Я не могла его слышать тогда.
Теперь я его слышу.
«Я помню тебя, — бормочет его разум. — Боги, я помню тебя. Я помню тебя, Элли. Пожалуйста, вспомни меня. Вспомни меня, прошу…»
Он повелевает мне этими словами.
Он их скорее чувствует, нежели думает, и сам того полностью не понимает.
Он ощущается как подросток, наблюдает за мной, пытается прочесть меня, не прикасаясь к моему разуму.
Ему хочется потрахаться, хочется обхватить меня руками, говорить мне романтические слова, лежать на мне в траве. Он хочет гладить меня по волосам, играть с ними, наматывать их на кулак, тянуть за пряди. Он хочет шептать мне на ухо, в губы, доверять мне секреты, уговорить меня доверить ему свои секреты.

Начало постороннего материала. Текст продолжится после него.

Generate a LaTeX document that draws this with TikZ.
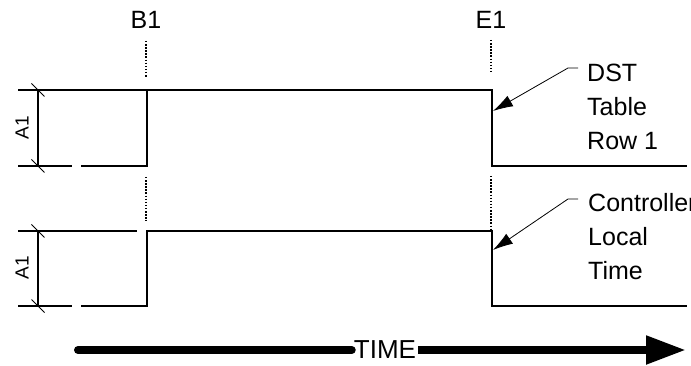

Но он может лишь наблюдать за мной, поскольку не уверен в себе — его уверенность пошатнулась после нашего разговора прошлой ночью.
Но я не оставила его. Я ещё не оставила его.
Я всё ещё там, с ним. Я тоже наблюдаю за ним.
Он это чувствует. Он ощущает проблески моей боли, мельком замечает мой взгляд на своём теле, груди, лице, губах. Проблески моего смущения и сожаления, что я не могу почувствовать в нём больше деталей.
Проблески желания подвинуться ближе, находиться в его свете.
В этих беглых взглядах живёт любовь. Он тоже это чувствует. И вожделение тоже, но даже оно больше походит на любовь — может, потому что он не знает, как иначе это выразить.
Я чувствую его свет.
Тогда он казался мне отдалённым, всё ещё поломанным где-то над его головой, но я его чувствую.
Теперь я знаю этот свет лучше, чем саму себя. Я чувствую эти наши части, шепчущие в той тьме. Я вижу, как он говорит романтические слова, краснеет в своём свете, изливая мне душу. Я чувствую тот высокий, ясный, сине-голубой свет там, где он живёт.
Я ощущаю там правду. Правду и столько красоты.
Там он невинен.
Невинен и так открыт. Это красота в хрупкости. И всё же в этом свете живёт столько силы. Больше, чем я когда-либо видела в нём, даже в его самые воинственные моменты.
Мы — дети.
Здесь, наверху, мы навеки дети.
Глава 3
Прорыв дамбы
Он держит её ладонь, сжимает крепко, может, даже слишком крепко.
Он не может перестать смотреть в её лицо… прежде всего в её глаза.
Когда она моргает во второй раз, неверие переполняет его, вызывая прилив жара во всём теле. Его разум тщетно пытается осмыслить, что она очнулась.
Боги. Она очнулась.
Она наконец-то очнулась.
Она сосредотачивается на нём, смотрит прямо ему в лицо этими блестящими зелёными радужками, и от этого жар усиливается, становится первобытным, смешивается с любовью, которую он не может контролировать, с тоской, которая находится где-то за его пределами. Боль пронизывает его грудь, почти парализуя, а вместе с ней и радость, которую он не может вместить всем своим светом.
Он сильнее стискивает её пальцы, стараясь как можно дольше задержаться в этом моменте. Он не может думать, слыша, как остальные вокруг него реагируют на неё.
Они подходят, чтобы прикоснуться к ней, прикоснуться к её лицу — Джон, Балидор, Врег, Тарси, Чандрэ, Джакс, Локи, Гаренше, Джораг, Ниила, Иллег, Рэдди, Торек. Он слышит, как они шутят с ней, поддразнивают её. Он ощущает их облегчение, их любовь. Он видит напряжённое выражение в глазах Торека, когда другой видящий наклоняется и целует его жену в щёку.
В нём вспыхивает иррациональная ревность, да такая сильная, что ему приходится прикладывать усилия, чтобы не зарычать на них и не выгнать их всех из комнаты как собственник.
Он хочет, чтобы она смотрела на него. Он хочет, чтобы она смотрела только на него.
Когда он наконец отрывает взгляд от её лица, от её ожившего лица и тех глубоких зелёных глаз, он видит Джона. Он смотрит на слёзы в глазах мужчины.
— Ревик, — нежно произносит Джон, сжимая пальцами его плечо. — Нам надо выдвигаться, приятель. Время на исходе.
Ревик хмурится, качая головой. Он отталкивает свет другого мужчины.
Он подносит ладонь жены к своей груди, баюкает её у своего сердца и жалеет, что не может затащить её внутрь себя, внутрь своего тела и света. Когда он вновь смотрит на неё, она качает головой, её идеальные полные губы расплываются в улыбке, которую он так хорошо знает, и это награждает его столь болезненной эрекцией, что он чуть не вскрикивает.
Дело даже не в сексе, дело в ней.
Она здесь.
Она действительно здесь. Она его не бросила.